> Exercise details: Print nothing but the lines from the start of the listing below through the line that contains "const quarterNames = ['I', 'II', 'III', 'IV'];". Do not include the pictures.

> Source material:
========================================

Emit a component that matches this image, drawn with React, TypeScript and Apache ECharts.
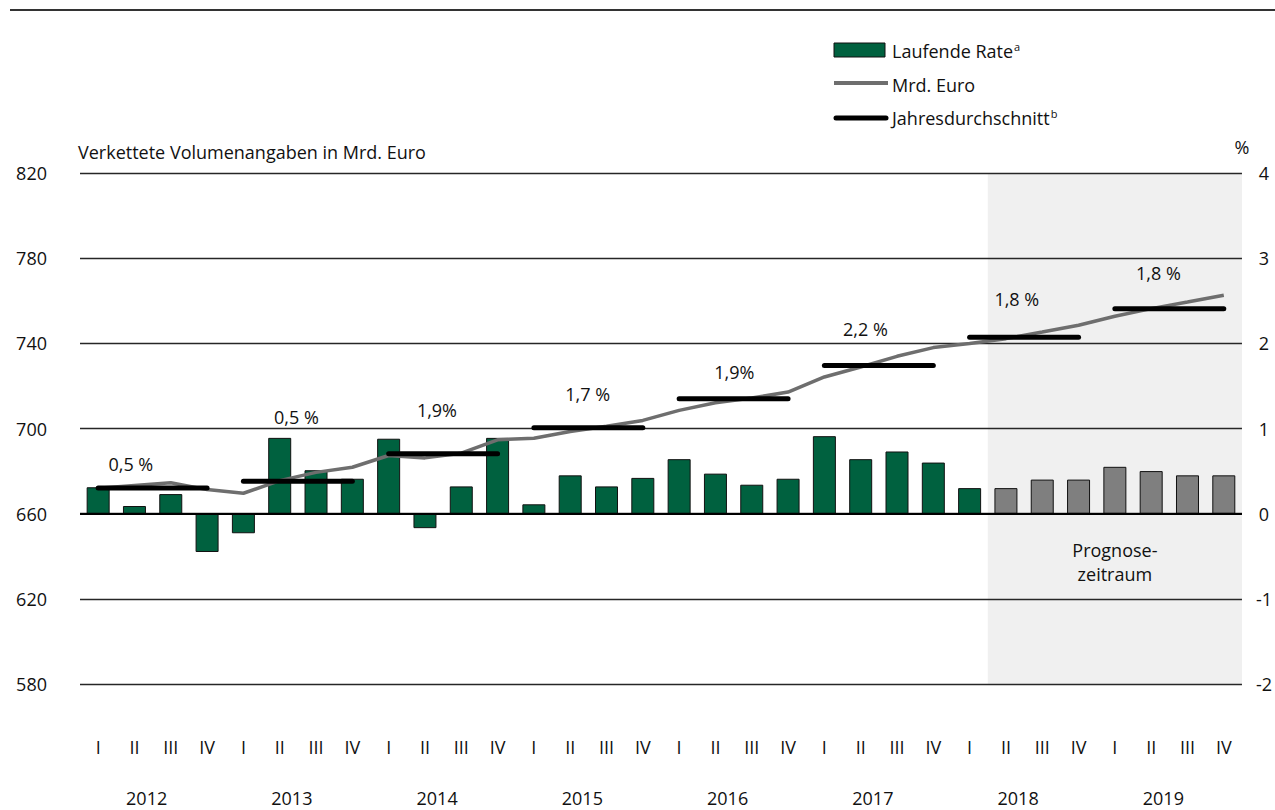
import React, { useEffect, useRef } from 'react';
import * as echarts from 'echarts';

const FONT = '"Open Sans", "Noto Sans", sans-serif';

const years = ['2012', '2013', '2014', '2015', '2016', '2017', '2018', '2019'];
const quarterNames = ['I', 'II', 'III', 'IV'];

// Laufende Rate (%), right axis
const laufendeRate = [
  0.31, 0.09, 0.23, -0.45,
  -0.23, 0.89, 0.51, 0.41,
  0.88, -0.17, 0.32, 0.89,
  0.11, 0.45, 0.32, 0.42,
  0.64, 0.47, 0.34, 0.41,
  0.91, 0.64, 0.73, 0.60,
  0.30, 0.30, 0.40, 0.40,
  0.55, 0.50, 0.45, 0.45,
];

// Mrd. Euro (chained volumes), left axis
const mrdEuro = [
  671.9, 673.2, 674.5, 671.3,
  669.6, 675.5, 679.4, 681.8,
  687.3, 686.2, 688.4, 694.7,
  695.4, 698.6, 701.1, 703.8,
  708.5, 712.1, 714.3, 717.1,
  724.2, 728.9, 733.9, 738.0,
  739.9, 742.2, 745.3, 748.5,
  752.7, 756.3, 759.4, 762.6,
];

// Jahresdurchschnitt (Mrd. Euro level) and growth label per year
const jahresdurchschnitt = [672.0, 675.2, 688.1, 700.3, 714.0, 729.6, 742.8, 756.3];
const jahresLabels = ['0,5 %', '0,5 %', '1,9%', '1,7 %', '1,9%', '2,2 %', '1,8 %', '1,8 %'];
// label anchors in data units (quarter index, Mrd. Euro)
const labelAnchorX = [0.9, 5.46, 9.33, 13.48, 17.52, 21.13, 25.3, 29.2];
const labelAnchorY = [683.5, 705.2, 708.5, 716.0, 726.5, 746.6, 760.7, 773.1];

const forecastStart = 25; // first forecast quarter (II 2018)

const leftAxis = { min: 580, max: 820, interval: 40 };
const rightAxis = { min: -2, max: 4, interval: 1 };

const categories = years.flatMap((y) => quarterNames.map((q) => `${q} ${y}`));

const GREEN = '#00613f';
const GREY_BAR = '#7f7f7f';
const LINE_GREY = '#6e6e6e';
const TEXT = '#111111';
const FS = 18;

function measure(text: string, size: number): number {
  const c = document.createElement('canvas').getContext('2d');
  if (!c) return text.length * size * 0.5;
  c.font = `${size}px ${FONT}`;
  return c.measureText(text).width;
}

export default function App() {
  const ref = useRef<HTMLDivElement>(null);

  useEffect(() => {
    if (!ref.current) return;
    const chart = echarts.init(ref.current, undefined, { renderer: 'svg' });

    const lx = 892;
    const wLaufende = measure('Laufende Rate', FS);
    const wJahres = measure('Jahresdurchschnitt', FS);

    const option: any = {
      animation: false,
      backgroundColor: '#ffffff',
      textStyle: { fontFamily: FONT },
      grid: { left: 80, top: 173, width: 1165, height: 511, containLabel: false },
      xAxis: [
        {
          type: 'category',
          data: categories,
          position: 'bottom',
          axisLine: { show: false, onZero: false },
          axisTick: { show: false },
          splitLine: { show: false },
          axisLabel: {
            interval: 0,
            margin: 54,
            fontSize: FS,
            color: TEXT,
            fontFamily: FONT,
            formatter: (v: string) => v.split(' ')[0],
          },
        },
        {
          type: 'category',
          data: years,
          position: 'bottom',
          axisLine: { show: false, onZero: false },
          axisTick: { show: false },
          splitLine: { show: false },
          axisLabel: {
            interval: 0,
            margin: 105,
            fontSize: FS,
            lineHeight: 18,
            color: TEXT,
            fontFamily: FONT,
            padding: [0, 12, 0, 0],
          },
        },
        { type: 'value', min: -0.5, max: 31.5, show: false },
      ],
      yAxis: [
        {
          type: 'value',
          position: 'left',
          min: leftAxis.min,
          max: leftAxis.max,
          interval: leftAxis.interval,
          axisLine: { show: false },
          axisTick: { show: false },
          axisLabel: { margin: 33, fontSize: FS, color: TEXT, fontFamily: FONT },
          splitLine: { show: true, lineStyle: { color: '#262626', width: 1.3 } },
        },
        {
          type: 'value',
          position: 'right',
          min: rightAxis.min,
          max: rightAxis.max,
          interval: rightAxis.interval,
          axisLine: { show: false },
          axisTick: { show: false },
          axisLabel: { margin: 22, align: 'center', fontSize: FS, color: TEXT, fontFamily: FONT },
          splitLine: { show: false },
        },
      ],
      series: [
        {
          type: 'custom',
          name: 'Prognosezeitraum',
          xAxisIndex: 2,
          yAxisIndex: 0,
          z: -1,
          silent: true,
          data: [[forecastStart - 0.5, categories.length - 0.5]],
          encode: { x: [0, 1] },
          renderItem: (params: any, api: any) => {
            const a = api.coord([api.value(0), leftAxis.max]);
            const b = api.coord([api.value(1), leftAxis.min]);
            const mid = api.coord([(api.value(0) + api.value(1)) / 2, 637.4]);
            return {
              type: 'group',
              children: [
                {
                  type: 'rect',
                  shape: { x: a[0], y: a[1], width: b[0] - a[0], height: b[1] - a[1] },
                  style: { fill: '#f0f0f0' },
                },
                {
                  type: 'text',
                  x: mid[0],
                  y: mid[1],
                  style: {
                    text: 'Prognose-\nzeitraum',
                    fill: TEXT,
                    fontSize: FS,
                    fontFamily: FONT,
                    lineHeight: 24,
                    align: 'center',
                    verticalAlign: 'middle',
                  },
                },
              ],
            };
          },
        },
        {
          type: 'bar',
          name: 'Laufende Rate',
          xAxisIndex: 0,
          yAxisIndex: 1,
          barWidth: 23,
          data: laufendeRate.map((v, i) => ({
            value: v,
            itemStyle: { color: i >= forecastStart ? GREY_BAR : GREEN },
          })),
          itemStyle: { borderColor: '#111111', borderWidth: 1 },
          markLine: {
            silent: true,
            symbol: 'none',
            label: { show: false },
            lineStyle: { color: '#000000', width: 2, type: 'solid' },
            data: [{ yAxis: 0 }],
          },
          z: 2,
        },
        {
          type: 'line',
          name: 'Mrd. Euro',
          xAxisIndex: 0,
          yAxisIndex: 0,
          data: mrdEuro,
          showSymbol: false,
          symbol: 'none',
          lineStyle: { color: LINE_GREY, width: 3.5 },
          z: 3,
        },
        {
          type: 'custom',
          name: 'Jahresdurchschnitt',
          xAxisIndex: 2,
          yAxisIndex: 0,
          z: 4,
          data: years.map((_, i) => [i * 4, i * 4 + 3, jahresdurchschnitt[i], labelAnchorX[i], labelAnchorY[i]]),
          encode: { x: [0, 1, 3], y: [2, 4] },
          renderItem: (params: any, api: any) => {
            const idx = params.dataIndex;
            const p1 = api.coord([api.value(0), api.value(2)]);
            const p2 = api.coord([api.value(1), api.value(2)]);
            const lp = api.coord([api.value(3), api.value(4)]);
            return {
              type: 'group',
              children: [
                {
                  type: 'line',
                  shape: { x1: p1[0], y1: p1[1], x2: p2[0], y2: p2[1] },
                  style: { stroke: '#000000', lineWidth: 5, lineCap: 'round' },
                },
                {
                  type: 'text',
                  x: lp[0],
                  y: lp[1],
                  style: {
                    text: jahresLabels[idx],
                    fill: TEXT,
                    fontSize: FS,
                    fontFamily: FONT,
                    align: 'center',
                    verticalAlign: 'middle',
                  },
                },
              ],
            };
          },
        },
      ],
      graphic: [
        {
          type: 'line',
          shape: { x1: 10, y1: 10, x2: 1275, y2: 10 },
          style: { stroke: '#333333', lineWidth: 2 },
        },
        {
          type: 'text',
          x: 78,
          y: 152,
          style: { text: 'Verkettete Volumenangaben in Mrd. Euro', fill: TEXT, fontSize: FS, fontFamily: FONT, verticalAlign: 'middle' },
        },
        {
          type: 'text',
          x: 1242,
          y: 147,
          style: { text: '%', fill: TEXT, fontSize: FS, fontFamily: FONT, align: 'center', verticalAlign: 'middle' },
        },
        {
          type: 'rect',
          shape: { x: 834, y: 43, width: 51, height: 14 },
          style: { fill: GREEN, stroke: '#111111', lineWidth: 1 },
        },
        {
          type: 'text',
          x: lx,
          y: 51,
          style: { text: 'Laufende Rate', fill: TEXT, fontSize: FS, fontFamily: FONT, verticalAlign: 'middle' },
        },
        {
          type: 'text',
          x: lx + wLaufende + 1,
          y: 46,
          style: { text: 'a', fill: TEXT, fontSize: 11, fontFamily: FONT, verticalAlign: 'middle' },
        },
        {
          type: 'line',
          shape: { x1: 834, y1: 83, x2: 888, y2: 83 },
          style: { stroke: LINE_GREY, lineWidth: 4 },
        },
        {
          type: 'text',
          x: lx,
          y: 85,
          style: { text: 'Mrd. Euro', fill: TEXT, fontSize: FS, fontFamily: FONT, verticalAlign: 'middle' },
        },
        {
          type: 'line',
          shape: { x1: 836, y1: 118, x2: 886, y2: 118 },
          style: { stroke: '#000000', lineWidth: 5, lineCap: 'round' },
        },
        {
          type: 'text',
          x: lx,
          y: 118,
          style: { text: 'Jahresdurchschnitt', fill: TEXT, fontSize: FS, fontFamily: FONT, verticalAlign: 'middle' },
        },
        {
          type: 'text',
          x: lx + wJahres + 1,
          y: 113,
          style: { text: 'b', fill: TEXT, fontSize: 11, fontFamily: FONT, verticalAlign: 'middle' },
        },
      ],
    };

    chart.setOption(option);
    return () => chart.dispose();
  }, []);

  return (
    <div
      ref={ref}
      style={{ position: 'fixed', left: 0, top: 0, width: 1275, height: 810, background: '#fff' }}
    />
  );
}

========================================

> Solved problem:
Emit a component that matches this image, drawn with React, TypeScript and Apache ECharts.
import React, { useEffect, useRef } from 'react';
import * as echarts from 'echarts';

const FONT = '"Open Sans", "Noto Sans", sans-serif';

const years = ['2012', '2013', '2014', '2015', '2016', '2017', '2018', '2019'];
const quarterNames = ['I', 'II', 'III', 'IV'];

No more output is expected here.